Recorded data:

# # # #

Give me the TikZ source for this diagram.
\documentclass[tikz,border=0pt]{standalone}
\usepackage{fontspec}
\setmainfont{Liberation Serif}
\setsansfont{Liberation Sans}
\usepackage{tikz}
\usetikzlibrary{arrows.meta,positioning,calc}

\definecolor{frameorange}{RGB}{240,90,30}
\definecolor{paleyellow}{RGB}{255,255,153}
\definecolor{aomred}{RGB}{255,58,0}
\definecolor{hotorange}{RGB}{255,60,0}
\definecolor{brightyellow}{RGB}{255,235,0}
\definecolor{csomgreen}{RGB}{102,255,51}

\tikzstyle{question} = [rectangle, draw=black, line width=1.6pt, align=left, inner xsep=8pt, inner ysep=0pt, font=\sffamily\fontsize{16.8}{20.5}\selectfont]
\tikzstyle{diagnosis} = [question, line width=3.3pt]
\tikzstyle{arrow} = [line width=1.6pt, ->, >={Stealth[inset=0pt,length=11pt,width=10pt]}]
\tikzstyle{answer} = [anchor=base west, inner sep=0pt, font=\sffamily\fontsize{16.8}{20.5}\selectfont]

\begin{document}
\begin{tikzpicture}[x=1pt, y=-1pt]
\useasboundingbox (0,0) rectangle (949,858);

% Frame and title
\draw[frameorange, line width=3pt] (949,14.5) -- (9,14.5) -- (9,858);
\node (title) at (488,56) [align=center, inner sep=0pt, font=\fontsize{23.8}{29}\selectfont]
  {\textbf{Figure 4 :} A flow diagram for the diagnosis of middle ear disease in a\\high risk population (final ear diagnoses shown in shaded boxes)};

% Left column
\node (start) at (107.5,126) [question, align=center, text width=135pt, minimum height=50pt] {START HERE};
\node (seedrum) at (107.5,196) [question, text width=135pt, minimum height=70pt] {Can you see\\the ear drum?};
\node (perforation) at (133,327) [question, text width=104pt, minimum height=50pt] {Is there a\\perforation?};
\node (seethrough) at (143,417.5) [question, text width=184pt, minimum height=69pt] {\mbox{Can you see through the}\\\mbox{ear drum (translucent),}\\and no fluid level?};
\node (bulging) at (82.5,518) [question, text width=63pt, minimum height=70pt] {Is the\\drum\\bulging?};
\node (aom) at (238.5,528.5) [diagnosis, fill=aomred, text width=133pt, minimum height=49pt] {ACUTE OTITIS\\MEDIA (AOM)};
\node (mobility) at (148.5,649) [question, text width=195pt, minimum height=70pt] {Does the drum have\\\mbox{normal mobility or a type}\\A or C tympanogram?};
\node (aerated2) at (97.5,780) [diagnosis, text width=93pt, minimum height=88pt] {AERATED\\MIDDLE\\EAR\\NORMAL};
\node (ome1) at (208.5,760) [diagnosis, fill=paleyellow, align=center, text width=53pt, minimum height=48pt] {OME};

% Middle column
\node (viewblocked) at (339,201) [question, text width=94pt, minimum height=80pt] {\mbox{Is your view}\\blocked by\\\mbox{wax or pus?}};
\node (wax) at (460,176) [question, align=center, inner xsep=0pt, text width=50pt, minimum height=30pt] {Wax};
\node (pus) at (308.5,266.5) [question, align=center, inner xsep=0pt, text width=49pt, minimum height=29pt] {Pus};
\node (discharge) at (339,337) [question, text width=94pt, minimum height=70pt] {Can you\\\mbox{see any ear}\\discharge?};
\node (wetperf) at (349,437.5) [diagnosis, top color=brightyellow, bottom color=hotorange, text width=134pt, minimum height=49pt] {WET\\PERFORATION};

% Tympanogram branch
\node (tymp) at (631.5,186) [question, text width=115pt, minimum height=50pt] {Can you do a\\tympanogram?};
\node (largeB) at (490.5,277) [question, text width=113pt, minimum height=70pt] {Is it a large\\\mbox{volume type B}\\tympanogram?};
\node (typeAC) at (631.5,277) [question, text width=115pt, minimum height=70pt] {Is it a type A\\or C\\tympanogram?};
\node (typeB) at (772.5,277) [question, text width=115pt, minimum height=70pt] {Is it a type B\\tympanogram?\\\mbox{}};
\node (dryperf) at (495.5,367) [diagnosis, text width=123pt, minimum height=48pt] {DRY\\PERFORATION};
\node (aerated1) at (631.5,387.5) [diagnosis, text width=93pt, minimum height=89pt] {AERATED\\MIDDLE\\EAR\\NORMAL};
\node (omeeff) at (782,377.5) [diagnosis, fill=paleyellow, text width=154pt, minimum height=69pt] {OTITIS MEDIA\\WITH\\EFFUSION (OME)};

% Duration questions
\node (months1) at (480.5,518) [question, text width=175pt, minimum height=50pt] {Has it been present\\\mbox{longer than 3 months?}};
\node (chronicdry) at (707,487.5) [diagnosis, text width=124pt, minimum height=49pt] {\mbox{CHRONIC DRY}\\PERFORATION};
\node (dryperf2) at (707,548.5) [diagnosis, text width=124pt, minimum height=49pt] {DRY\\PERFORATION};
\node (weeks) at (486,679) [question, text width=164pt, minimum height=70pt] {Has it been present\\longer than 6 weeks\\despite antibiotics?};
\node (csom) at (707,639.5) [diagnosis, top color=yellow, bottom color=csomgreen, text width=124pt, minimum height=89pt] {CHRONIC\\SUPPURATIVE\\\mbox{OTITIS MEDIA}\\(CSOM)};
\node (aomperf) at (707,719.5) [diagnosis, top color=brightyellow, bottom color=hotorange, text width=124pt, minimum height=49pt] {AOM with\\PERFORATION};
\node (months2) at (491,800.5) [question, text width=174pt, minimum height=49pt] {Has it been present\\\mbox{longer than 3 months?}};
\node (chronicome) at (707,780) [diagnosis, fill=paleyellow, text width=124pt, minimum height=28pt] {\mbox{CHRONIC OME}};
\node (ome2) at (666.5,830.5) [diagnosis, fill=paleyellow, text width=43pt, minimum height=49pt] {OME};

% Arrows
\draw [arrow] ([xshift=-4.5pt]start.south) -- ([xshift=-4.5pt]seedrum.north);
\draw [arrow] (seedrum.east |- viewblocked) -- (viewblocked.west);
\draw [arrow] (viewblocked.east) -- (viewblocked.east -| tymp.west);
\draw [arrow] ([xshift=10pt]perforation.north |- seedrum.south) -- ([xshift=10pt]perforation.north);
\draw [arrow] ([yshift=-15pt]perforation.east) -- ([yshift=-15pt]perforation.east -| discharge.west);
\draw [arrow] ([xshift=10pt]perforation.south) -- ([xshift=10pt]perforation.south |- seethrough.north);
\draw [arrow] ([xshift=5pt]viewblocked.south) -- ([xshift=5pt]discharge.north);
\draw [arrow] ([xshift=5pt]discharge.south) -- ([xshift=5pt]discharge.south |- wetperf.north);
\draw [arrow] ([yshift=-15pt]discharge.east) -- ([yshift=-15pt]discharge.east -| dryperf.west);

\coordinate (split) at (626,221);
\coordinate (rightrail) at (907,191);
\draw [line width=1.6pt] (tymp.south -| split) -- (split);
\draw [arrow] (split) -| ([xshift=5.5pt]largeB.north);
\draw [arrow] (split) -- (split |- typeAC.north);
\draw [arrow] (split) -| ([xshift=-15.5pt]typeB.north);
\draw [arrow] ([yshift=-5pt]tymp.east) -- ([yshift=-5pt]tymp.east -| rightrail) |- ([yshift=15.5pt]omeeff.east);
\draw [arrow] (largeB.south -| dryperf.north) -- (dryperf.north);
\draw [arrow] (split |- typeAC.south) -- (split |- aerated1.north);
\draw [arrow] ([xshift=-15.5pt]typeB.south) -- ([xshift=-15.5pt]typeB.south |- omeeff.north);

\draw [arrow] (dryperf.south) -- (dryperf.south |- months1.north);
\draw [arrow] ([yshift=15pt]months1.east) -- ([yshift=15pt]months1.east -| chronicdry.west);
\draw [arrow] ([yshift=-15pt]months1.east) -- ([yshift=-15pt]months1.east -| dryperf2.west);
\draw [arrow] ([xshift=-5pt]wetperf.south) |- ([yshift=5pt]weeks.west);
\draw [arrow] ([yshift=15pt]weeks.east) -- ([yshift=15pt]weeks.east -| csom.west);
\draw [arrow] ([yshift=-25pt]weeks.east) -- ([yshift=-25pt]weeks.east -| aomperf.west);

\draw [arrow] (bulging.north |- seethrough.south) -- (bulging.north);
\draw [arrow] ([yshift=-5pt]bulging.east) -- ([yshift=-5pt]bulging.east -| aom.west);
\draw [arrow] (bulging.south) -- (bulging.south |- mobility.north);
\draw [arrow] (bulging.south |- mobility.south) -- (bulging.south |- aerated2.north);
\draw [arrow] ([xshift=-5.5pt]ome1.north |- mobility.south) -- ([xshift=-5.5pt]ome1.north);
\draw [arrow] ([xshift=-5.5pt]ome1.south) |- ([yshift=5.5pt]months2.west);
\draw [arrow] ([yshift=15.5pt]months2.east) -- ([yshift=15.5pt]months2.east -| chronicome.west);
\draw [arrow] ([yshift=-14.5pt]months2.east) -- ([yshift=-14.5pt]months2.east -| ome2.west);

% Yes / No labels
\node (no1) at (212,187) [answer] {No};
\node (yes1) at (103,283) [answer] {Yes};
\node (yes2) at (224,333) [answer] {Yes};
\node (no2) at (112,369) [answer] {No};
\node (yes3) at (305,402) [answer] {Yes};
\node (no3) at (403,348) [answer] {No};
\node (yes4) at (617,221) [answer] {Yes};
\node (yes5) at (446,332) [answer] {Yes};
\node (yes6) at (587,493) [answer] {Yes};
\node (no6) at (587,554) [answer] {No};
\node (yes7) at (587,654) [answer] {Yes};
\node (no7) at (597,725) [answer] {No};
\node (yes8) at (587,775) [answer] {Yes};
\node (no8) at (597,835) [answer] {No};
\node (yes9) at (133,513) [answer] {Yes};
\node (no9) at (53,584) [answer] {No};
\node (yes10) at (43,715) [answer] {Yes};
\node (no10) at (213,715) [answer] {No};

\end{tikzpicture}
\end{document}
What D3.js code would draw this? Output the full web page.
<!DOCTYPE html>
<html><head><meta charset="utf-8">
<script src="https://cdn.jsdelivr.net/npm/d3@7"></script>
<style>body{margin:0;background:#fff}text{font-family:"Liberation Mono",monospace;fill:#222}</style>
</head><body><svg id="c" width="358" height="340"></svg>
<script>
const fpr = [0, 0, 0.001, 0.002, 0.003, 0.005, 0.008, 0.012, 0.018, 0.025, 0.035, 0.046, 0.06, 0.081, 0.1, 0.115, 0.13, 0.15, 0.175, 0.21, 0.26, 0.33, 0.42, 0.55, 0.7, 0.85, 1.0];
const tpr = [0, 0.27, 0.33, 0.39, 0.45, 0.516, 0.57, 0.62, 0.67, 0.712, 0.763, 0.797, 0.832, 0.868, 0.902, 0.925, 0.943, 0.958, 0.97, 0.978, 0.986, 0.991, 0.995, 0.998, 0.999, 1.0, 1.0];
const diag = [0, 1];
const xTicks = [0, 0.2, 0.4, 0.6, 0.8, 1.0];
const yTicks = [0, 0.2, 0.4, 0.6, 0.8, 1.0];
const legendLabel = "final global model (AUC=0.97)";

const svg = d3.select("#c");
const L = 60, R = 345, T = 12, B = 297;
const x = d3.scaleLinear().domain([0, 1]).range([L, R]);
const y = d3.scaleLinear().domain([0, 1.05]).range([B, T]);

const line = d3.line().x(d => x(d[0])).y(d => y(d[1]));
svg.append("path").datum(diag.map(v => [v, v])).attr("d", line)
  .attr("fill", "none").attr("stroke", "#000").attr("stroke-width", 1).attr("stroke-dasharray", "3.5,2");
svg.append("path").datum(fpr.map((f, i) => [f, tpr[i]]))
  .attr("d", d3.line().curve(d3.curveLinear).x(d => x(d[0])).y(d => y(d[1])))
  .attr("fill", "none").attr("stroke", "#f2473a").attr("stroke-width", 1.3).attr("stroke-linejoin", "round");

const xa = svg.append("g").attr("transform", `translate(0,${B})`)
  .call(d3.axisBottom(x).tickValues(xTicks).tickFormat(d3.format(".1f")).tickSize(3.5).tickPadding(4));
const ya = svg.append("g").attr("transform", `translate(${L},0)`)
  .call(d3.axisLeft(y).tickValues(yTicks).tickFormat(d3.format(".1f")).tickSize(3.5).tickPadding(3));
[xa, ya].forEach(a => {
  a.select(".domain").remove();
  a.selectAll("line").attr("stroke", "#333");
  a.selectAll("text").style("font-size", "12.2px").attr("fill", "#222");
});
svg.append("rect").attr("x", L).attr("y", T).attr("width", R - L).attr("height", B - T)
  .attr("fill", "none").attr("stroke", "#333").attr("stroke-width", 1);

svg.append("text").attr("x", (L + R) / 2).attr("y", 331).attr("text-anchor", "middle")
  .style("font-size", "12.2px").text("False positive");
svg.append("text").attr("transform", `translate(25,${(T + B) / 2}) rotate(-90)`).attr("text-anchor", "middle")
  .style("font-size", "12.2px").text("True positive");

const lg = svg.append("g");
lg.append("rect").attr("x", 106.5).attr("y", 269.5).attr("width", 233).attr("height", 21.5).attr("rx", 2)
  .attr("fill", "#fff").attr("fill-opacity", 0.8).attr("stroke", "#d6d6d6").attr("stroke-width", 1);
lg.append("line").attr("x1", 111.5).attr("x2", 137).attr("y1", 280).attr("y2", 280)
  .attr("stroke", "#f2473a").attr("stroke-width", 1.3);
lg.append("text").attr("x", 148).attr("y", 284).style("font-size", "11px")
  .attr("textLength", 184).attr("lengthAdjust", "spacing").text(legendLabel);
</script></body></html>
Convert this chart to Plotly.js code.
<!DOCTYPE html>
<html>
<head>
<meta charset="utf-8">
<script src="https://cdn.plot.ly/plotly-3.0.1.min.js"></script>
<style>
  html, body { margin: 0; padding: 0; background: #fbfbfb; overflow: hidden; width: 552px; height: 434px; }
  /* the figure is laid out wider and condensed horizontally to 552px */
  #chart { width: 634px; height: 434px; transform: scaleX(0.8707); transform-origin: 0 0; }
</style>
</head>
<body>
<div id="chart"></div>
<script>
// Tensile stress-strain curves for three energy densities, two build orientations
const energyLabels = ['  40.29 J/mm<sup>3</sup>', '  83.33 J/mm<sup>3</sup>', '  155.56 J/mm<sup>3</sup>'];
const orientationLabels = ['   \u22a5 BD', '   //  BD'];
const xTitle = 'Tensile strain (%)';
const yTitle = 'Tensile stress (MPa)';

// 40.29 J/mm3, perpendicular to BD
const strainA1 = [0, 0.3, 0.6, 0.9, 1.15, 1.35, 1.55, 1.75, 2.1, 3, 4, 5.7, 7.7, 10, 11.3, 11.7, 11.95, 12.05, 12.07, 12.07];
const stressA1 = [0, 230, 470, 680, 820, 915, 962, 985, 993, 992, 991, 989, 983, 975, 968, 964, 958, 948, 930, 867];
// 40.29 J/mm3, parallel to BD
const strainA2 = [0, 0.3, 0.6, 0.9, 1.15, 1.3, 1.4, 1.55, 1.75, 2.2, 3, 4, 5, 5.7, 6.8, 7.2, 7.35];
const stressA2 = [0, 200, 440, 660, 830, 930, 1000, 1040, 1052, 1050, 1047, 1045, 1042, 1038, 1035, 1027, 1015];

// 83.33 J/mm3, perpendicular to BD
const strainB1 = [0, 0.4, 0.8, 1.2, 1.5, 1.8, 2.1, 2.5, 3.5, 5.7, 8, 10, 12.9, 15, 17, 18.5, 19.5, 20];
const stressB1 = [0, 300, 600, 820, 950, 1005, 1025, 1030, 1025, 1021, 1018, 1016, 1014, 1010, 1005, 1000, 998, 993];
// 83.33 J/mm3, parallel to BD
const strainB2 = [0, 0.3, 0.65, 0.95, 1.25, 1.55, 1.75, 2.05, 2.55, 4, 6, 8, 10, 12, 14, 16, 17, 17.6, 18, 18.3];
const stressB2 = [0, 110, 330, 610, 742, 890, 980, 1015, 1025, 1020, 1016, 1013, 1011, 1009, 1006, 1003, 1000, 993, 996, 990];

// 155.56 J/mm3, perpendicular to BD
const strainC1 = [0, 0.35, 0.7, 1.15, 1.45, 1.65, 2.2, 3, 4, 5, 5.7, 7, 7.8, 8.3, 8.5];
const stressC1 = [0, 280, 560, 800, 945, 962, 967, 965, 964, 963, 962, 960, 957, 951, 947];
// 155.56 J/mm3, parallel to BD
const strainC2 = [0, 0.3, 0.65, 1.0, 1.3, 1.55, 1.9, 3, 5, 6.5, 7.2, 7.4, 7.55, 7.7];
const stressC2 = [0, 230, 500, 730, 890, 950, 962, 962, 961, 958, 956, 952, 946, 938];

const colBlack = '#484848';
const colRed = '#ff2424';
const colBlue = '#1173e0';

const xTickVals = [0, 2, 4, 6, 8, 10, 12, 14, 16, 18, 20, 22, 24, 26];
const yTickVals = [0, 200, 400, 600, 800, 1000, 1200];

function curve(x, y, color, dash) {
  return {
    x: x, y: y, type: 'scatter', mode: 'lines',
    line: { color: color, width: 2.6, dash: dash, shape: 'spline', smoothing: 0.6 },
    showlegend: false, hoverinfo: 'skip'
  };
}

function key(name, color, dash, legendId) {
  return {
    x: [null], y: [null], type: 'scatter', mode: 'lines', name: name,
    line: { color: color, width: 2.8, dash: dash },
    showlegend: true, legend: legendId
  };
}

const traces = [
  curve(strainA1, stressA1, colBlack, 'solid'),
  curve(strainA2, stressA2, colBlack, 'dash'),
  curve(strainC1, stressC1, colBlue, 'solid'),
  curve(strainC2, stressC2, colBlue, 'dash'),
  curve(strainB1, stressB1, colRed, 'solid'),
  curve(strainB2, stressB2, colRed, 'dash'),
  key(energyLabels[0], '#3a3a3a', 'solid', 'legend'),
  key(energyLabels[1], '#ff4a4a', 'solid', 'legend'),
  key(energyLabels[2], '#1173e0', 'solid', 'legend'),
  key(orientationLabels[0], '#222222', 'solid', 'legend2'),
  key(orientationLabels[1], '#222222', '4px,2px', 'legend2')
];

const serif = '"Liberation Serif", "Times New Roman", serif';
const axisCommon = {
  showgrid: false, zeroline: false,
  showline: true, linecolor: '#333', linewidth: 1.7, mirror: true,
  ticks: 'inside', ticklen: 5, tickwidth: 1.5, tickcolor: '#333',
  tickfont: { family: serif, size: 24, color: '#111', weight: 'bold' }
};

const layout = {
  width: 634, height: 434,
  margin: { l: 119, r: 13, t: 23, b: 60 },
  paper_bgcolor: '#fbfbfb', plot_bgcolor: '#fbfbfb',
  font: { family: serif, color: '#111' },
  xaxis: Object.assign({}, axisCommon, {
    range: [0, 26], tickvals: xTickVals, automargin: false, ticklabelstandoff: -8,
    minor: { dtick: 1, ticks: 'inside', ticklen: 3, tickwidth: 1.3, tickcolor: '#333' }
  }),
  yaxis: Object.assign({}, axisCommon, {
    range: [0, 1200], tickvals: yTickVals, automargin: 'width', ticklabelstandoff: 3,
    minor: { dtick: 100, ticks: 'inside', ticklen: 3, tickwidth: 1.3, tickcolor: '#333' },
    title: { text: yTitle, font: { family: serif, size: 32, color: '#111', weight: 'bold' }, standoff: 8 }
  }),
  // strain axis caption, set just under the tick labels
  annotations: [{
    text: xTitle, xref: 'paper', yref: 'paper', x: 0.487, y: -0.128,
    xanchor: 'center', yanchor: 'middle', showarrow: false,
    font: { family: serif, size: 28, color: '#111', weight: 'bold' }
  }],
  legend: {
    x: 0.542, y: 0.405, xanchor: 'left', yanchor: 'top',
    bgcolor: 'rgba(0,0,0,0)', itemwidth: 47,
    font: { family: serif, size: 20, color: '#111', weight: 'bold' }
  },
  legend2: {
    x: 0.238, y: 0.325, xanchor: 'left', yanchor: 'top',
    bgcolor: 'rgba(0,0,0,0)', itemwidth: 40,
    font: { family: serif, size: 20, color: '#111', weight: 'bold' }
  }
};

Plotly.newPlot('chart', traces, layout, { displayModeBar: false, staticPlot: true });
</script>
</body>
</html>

# # # #

Short task: Extract from the material all lines containing the string "code".

Response below:
What D3.js code would draw this? Output the full web page.
Convert this chart to Plotly.js code.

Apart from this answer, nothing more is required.